Organ transplants require written approval from the insurance carrier before the transplant. If a change in insurance has occurred and no authorization is in place, the patient is responsible for full payment of all services provided. The authorization process is lengthy; the sooner the insurance change is identified the faster the patient can be reauthorized through the new insurance carrier.
In addition, it is recommended that you contact your transplant center before making any changes during an open enrollment period. You must also remember that if you have a break in coverage between policies, the new policy may include a waiting period which could leave you without coverage for a period of time. Remember to always continue your premiums through COBRA to guarantee this.

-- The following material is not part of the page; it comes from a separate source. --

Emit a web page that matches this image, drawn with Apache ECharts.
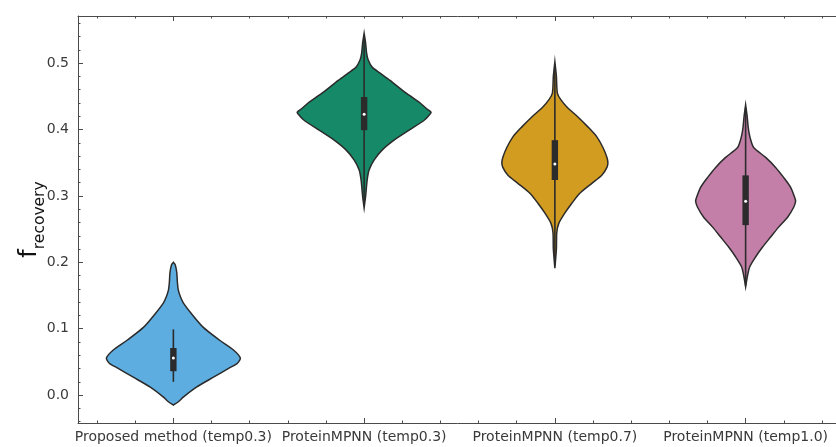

When planning ahead, there are some important things to consider that may change over time with your coverage. Be sure to consider changes that may result from:
Reaching the maximum limit the insurance company will pay per year or per lifetime.
Divorce or separation from a spouse can lead to cancellation of coverage on the spouse’s policy.
Changes that may impact the insurance coverage; change in job status due to health, lay-off, change in student status, or other causes.
Changes in the patient’s insurance policy that can lead to increased co-pays and/or deductibles.
Children becoming adults and no longer covered under their parent’s insurance or state-funded health plans.
Children can stay on a parent’s health insurance plan until 26 years old, and after that they usually are required to find their own health insurance coverage.
Some employers will grant extended coverage past 26 years in extenuating circumstances. Check with your employer for policy details and possible exceptions if your child is in this situation.